吳俞萱 帶孩子脫離框架 「玩」出自由的模樣
圖片/媽媽寶寶雜誌提供
文╱林梵謹 圖片提供╱吳俞萱
吳俞萱是妮妃雅就讀全人實驗中學時的老師、現在的經紀人,她也是知名的詩人、藝術家和一位母親,但這些身分都不能標籤「吳俞萱」,正如妮妃雅不稱她「老師」,兒子小川也不喊她「媽媽」,「就是叫我『俞萱』。」吳俞萱說。
投入實驗教育.遇見自由潛力無限的妮妃雅
吳俞萱投入實驗教育的契機,是在報紙上閱讀到有關「全人實驗中學」(簡稱「全人」)的招生資訊,吸引她實地拜訪。有別於吳俞萱自己的升學經驗,她看到全人的孩子能自由自在地投入他們想做的事,不在乎別人的眼光,連她都渴望成爲全人的學生,「在那裡,你學習爲自己而活,想要一個人獨處、不進教室上課都可以,如果你修太多課,學校甚至會希望你退掉,留給自己多一些空白,去探索自己的興趣。」於是吳俞萱開始在全人擔任老師,也認識了還沒成爲妮妃雅的曹米駬 Leo。

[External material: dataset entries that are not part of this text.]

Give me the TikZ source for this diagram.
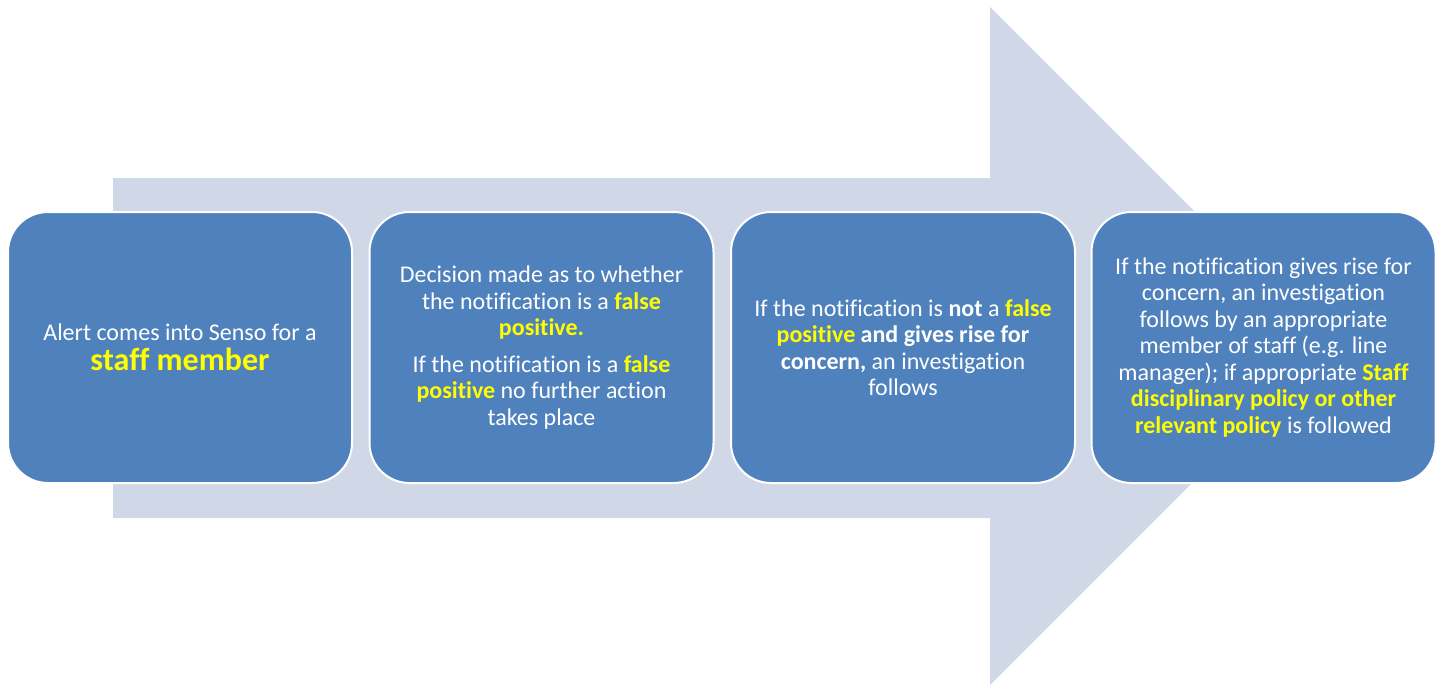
\documentclass[tikz,border=0pt]{standalone}
\usepackage{fontspec}
\setmainfont{Carlito}[Ligatures={NoCommon}]
\definecolor{boxblue}{HTML}{4F81BD}
\definecolor{arrowgray}{HTML}{D0D8E8}
\definecolor{hlyellow}{HTML}{FFFF00}
\newcommand\yel[1]{\textbf{\textcolor{hlyellow}{#1}}}
\begin{document}
\begin{tikzpicture}[x=1pt,y=-1pt,
  stepbox/.style={draw=white, line width=2pt, fill=boxblue, rounded corners=40pt,
    minimum width=344pt, minimum height=271pt, text=white, align=center,
    font=\fontsize{24}{26.5}\selectfont, inner sep=0pt}]
\useasboundingbox (0,0) rectangle (1439,685);
\fill[arrowgray] (113,178) -- (990,178) -- (990,7) -- (1329,346) -- (990,685) -- (990,518) -- (113,518) -- cycle;
\node[stepbox] (s1) at (180,347.5) {Alert comes into Senso for a\\[3pt]
  {\fontsize{32}{30}\selectfont\yel{staff member}}};
\node[stepbox] (s2) at (541.5,347.5) {Decision made as to whether\\
  the notification is a \yel{false}\\
  \yel{positive.}\\[10pt]
  If the notification is a \yel{false}\\
  \yel{positive} no further action\\
  takes place};
\node[stepbox] (s3) at (903,347.5) {If the notification is \textbf{not} a \yel{false}\\
  \yel{positive} \textbf{and gives rise for}\\
  \textbf{concern,} an investigation\\
  follows};
\node[stepbox] (s4) at (1263.5,347.5) {If the notification gives rise for\\
  concern, an investigation\\
  follows by an appropriate\\
  member of staff (e.g. line\\
  manager); if appropriate \yel{Staff}\\
  \yel{disciplinary policy or other}\\
  \yel{relevant policy} is followed};
\end{tikzpicture}
\end{document}
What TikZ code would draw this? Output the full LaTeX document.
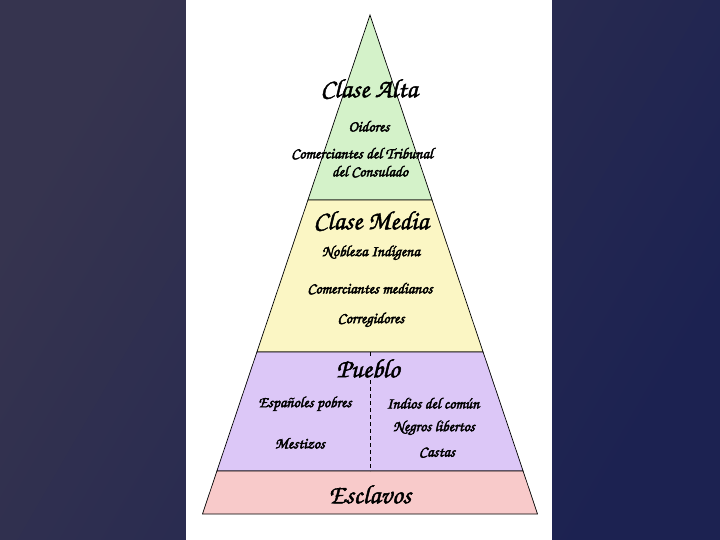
\documentclass[tikz,border=0pt]{standalone}
\usepackage[T1,TU]{fontenc}
\newcommand\chanc{\fontencoding{T1}\fontfamily{pzc}\fontseries{mb}\fontshape{it}\selectfont}
\newcommand\fakebold[1]{\special{pdf:literal q 2 Tr 0.45 w}#1\special{pdf:literal Q}}
\definecolor{bgA}{HTML}{36344F}
\definecolor{bgB}{HTML}{1C2251}
\definecolor{altaC}{HTML}{D4F2C9}
\definecolor{mediaC}{HTML}{FBF6C4}
\definecolor{puebloC}{HTML}{DCC7F7}
\definecolor{esclC}{HTML}{F8CACA}
\tikzset{
  band/.style={draw=black, line width=0.7pt, line join=miter},
  title/.style={font=\chanc\fontsize{26.5}{30}\selectfont, inner sep=0pt},
  item/.style={font=\chanc\fontsize{15.5}{18}\selectfont, inner sep=0pt},
}
\begin{document}
\begin{tikzpicture}[x=1pt,y=-1pt]
\useasboundingbox (0,0) rectangle (720,540);
\shade[left color=bgA, right color=bgB, shading angle=60] (0,0) rectangle (720,540);
\fill[white] (186,0.5) rectangle (552,540);
% bands
\filldraw[band, fill=altaC] (370,15) -- (432.1,200) -- (307.9,200) -- cycle;
\filldraw[band, fill=mediaC] (307.9,200) -- (432.1,200) -- (483.1,352) -- (256.9,352) -- cycle;
\filldraw[band, fill=puebloC] (256.9,352) -- (483.1,352) -- (523.1,471) -- (216.9,471) -- cycle;
\filldraw[band, fill=esclC] (216.9,471) -- (523.1,471) -- (537.5,514) -- (202.5,514) -- cycle;
\coordinate (dtop) at (370,352);
\coordinate (dbot) at (370,471);
\draw[line width=0.7pt, dash pattern=on 4pt off 3pt] (dtop) -- (dbot);
% texts
\node[title] (alta) at (369,88) {\fakebold{Clase Alta}};
\node[item] (oid) at (369,126) {\fakebold{Oidores}};
\node[item] (com1) at (362,153) {\fakebold{Comerciantes del Tribunal}};
\node[item] (com2) at (370,171) {\fakebold{del Consulado}};
\node[title] (media) at (371,220) {\fakebold{Clase Media}};
\node[item] (nob) at (371,253) {\fakebold{Nobleza Ind\'{\i}gena}};
\node[item] (cmed) at (370,288) {\fakebold{Comerciantes medianos}};
\node[item] (corr) at (371,320) {\fakebold{Corregidores}};
\node[title, fill=puebloC, inner sep=1.5pt] (pueblo) at (368,368) {\fakebold{Pueblo}};
\node[item] (esp) at (305,404) {\fakebold{Espa\~noles pobres}};
\node[item] (ind) at (433,403) {\fakebold{Indios del com\'un}};
\node[item] (neg) at (434,428) {\fakebold{Negros libertos}};
\node[item] (mes) at (300,443) {\fakebold{Mestizos}};
\node[item] (cas) at (437,452) {\fakebold{Castas}};
\node[title] (escl) at (370,494) {\fakebold{Esclavos}};
\end{tikzpicture}
\end{document}
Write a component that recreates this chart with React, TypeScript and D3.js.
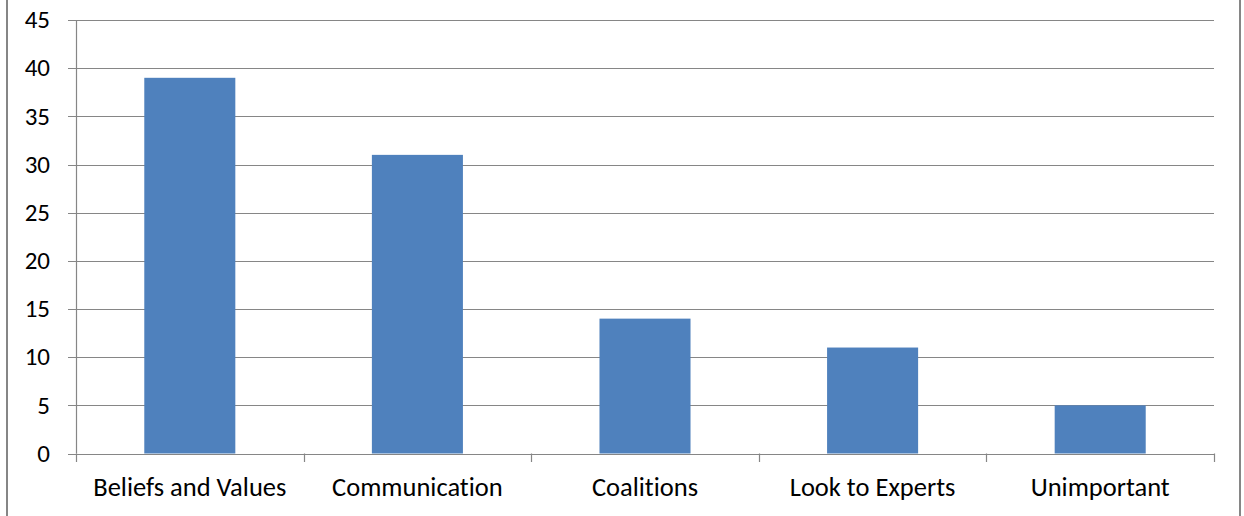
import React from "react";
import * as d3 from "d3";

const categories = ["Beliefs and Values", "Communication", "Coalitions", "Look to Experts", "Unimportant"];
const values = [39, 31, 14, 11, 5];
const yTicks = [0, 5, 10, 15, 20, 25, 30, 35, 40, 45];

const W = 1244;
const H = 516;
const left = 76;
const right = 1214;
const top = 20;
const bottom = 453.5;
const font = "Carlito, Calibri, 'Open Sans', 'Liberation Sans', sans-serif";
const grid = "#868686";
const textStyle = { fontVariantLigatures: "none" as const };

export default function App() {
  const x = d3.scaleBand<string>().domain(categories).range([left, right]).paddingInner(0).paddingOuter(0);
  const y = d3.scaleLinear().domain([0, 45]).range([bottom, top]);
  const bw = x.bandwidth();
  const barW = bw * 0.4;

  return (
    <svg width={W} height={H} style={{ position: "absolute", left: 0, top: 0, background: "#fff" }}>
      <rect x={0} y={0} width={W} height={H} fill="#fff" />
      {/* outer chart frame */}
      <rect x={7} y={-10} width={1233} height={H + 20} fill="none" stroke={grid} strokeWidth={2} />
      {/* horizontal gridlines and value ticks */}
      {yTicks.map((t) => (
        <g key={t}>
          <line x1={68} x2={right} y1={Math.round(y(t)) + 0.5} y2={Math.round(y(t)) + 0.5} stroke={grid} strokeWidth={1.2} />
          <text x={50} y={y(t)} dy="0.33em" textAnchor="end" fontFamily={font} fontSize={25} fill="#000" style={textStyle}>
            {t}
          </text>
        </g>
      ))}
      {/* value axis */}
      <line x1={left + 0.5} x2={left + 0.5} y1={top} y2={bottom} stroke={grid} strokeWidth={1.2} />
      {/* category boundary ticks */}
      {[...categories.map((c) => x(c)!), right].map((px, i) => (
        <line key={i} x1={Math.round(px) + 0.5} x2={Math.round(px) + 0.5} y1={bottom} y2={462} stroke={grid} strokeWidth={1.2} />
      ))}
      {/* bars */}
      {categories.map((c, i) => (
        <rect
          key={c}
          x={x(c)! + (bw - barW) / 2}
          y={y(values[i])}
          width={barW}
          height={y(0) - y(values[i])}
          fill="#4F81BD"
        />
      ))}
      {/* category labels */}
      {categories.map((c) => (
        <text key={c} x={x(c)! + bw / 2} y={496} textAnchor="middle" fontFamily={font} fontSize={26.5} fill="#000" style={textStyle}>
          {c}
        </text>
      ))}
    </svg>
  );
}
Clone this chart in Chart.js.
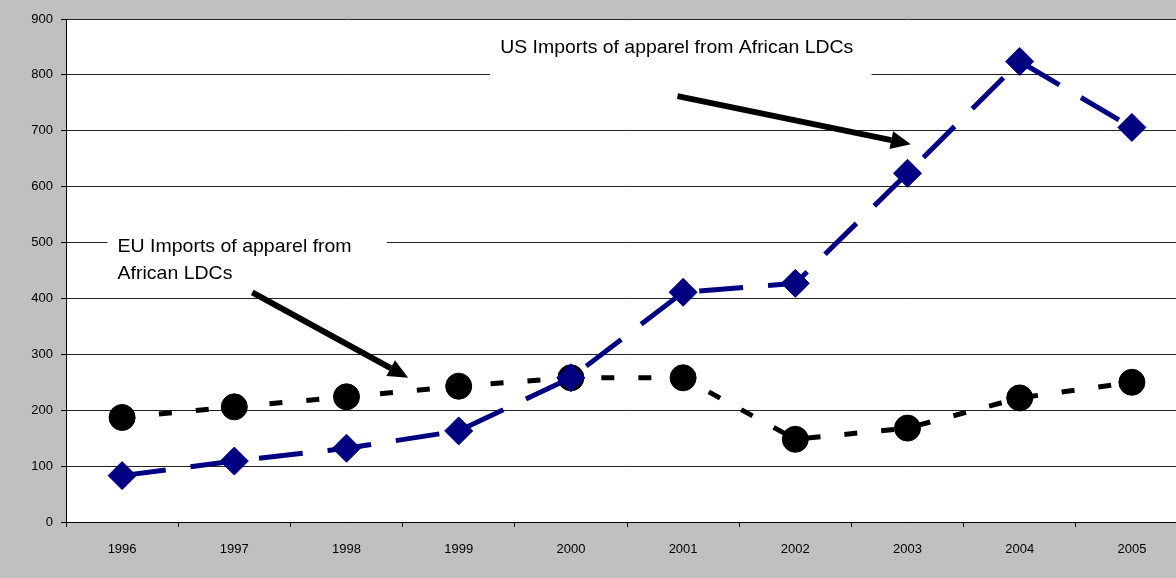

第一次見到13歲的 Leo,他正在跟好友共享耳機安靜地聽音樂,但有時又像只小猴子,在校園的樹林裡到處爬樹,常常在紙上和牆上畫畫,「他既可以融入羣體,同時又可以很享受孤獨,他擁有多種生活型態。」吳俞萱似乎第一眼就看穿 Leo 具有從一而終迴應生命的多變能力,「現在的妮妃雅也是,他在『玩』世俗規則的同時,又可以做自己。」Leo 參加國際變裝皇后賽事,但有別於娛樂目的較強的主流變裝,他是以自身成長的文化經驗爲靈感,打造如藝術品般的造型,備受矚目和肯定。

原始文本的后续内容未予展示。